* Problem details *
Note how many lines hold the string "this" and give that number without any other words.

** start of Collected material **

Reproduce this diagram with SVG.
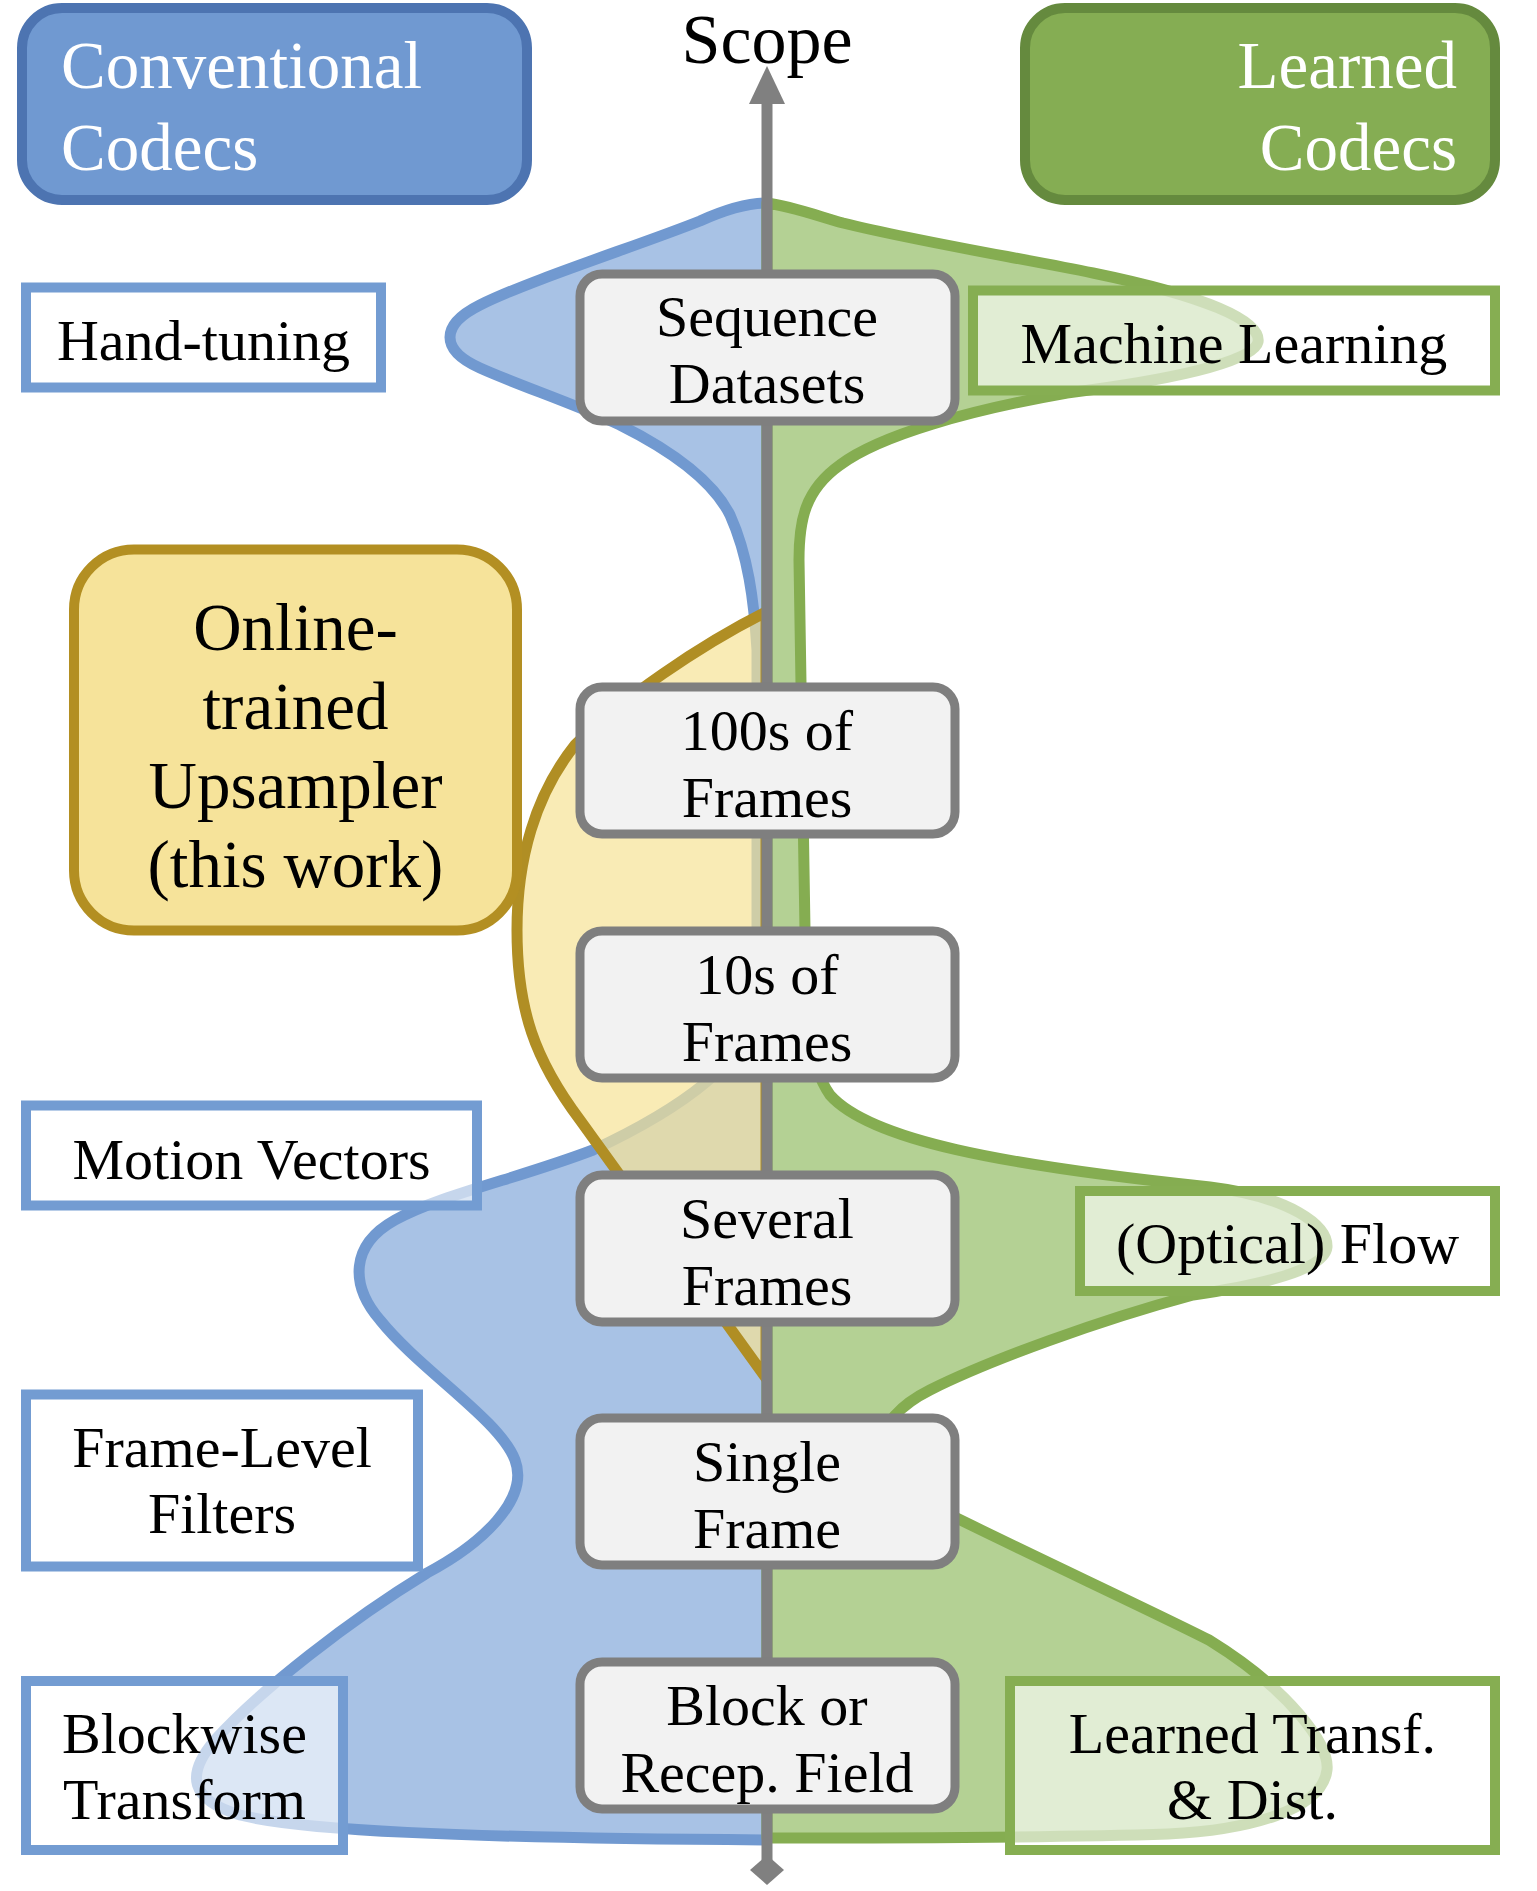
<svg xmlns="http://www.w3.org/2000/svg" width="1537" height="1891" viewBox="0 0 1537 1891">
<style>
text{font-family:"Liberation Serif","Times New Roman",serif;fill:#000}
.hdr{font-size:67px;fill:#fff}
.node rect{fill:#f2f2f2;stroke:#7f7f7f;stroke-width:9}
.node text{font-size:58px;text-anchor:middle}
.lbl rect{fill:#fff;fill-opacity:0.6;stroke-width:10}
.lbl text{font-size:58px;text-anchor:middle}
.lb rect{stroke:#739cd2}
.lg rect{stroke:#86ae52}
</style>
<rect width="1537" height="1891" fill="#fff"/>
<g id="violins">
<path id="violin-conventional" d="M767,203 C745,203 720,212 700,221 C640,245 530,280 480,305 C440,325 440,350 480,368 C520,386 570,402 620,425 C680,455 715,485 730,515 C748,555 754,600 757,650 L757,1000 C755,1050 700,1100 593,1150 C520,1178 440,1195 395,1220 C350,1245 350,1285 380,1320 C420,1370 500,1420 515,1460 C530,1500 480,1545 427,1573 C350,1620 260,1690 215,1740 C185,1775 190,1800 240,1815 C300,1830 450,1838 767,1840 Z" fill="#a8c2e5" stroke="#7199d0" stroke-width="11" stroke-linejoin="round"/>
<path id="violin-learned" d="M767,203 C790,206 815,215 843,223 C920,242 1020,258 1093,273 C1200,295 1262,320 1258,342 C1254,362 1170,380 1067,393 C970,410 880,435 840,465 C805,490 799,520 799,560 L805,930 C806,1000 805,1060 830,1095 C870,1140 1000,1165 1210,1187 C1290,1197 1328,1225 1327,1247 C1325,1270 1260,1285 1193,1295 C1100,1320 990,1360 930,1390 C870,1420 860,1470 920,1500 C1020,1550 1150,1610 1209,1640 C1290,1690 1330,1745 1327,1770 C1322,1810 1250,1830 1168,1834 C1050,1838 900,1838 767,1838 Z" fill="#b4d194" stroke="#85ad51" stroke-width="11" stroke-linejoin="round"/>
<path id="violin-online" d="M766,612 C700,645 620,700 575,745 C535,795 517,860 517,930 C517,1010 535,1060 580,1120 L766,1378 Z" fill="#f6e295" fill-opacity="0.7" stroke="#b08e24" stroke-width="11" stroke-linejoin="round"/>
</g>
<g id="connectors">
<line x1="767" y1="100" x2="767" y2="1860" stroke="#808080" stroke-width="11"/>
<polygon points="767,66 749,104 785,104" fill="#808080"/>
<polygon points="767,1855 784,1870 767,1885 750,1870" fill="#808080"/>
</g>
<text id="scope" x="767" y="63" font-size="70" text-anchor="middle">Scope</text>
<g id="conventional-codecs">
<rect x="22" y="8" width="505" height="192" rx="40" fill="#7099d1" stroke="#4d74b1" stroke-width="10"/>
<text class="hdr" x="61" y="88">Conventional</text>
<text class="hdr" x="61" y="170">Codecs</text>
</g>
<g id="learned-codecs">
<rect x="1025" y="8" width="470" height="192" rx="40" fill="#85ad53" stroke="#658a3e" stroke-width="10"/>
<text class="hdr" x="1457" y="88" text-anchor="end">Learned</text>
<text class="hdr" x="1457" y="170" text-anchor="end">Codecs</text>
</g>
<g id="online-upsampler">
<rect x="74" y="549.5" width="443" height="381" rx="60" fill="#f6e39a" stroke="#b38f22" stroke-width="10"/>
<text x="295.5" y="650" font-size="67" text-anchor="middle">Online-</text>
<text x="295.5" y="729" font-size="67" text-anchor="middle">trained</text>
<text x="295.5" y="808" font-size="67" text-anchor="middle">Upsampler</text>
<text x="295.5" y="887" font-size="67" text-anchor="middle">(this work)</text>
</g>
<g id="sequence-datasets" class="node"><rect x="580" y="274" width="375" height="147" rx="22"/><text x="767" y="336">Sequence</text><text x="767" y="403">Datasets</text></g>
<g id="hundreds-of-frames" class="node"><rect x="580" y="687" width="375" height="147" rx="22"/><text x="767" y="750">100s of</text><text x="767" y="817">Frames</text></g>
<g id="tens-of-frames" class="node"><rect x="580" y="931" width="375" height="147" rx="22"/><text x="767" y="994">10s of</text><text x="767" y="1061">Frames</text></g>
<g id="several-frames" class="node"><rect x="580" y="1175" width="375" height="147" rx="22"/><text x="767" y="1238">Several</text><text x="767" y="1305">Frames</text></g>
<g id="single-frame" class="node"><rect x="580" y="1418" width="375" height="147" rx="22"/><text x="767" y="1481">Single</text><text x="767" y="1548">Frame</text></g>
<g id="block-field" class="node"><rect x="580" y="1662" width="375" height="147" rx="22"/><text x="767" y="1725">Block or</text><text x="767" y="1792">Recep. Field</text></g>
<g id="hand-tuning" class="lbl lb"><rect x="26" y="287.5" width="355" height="100"/><text x="203.5" y="360">Hand-tuning</text></g>
<g id="machine-learning" class="lbl lg"><rect x="973" y="290.5" width="522" height="100"/><text x="1234" y="363">Machine Learning</text></g>
<g id="motion-vectors" class="lbl lb"><rect x="26" y="1105.5" width="451" height="100"/><text x="251.5" y="1179">Motion Vectors</text></g>
<g id="optical-flow" class="lbl lg"><rect x="1080" y="1191" width="415" height="100"/><text x="1287.5" y="1263">(Optical) Flow</text></g>
<g id="frame-level-filters" class="lbl lb"><rect x="26" y="1394.5" width="392" height="172"/><text x="222" y="1467">Frame-Level</text><text x="222" y="1533">Filters</text></g>
<g id="blockwise-transform" class="lbl lb"><rect x="26" y="1681" width="317" height="169"/><text x="184.5" y="1753">Blockwise</text><text x="184.5" y="1819">Transform</text></g>
<g id="learned-transform" class="lbl lg"><rect x="1010" y="1681" width="485" height="169"/><text x="1252.5" y="1753">Learned Transf.</text><text x="1252.5" y="1819">&amp; Dist.</text></g>
</svg>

** end of Collected material **

* Finished exercise *
2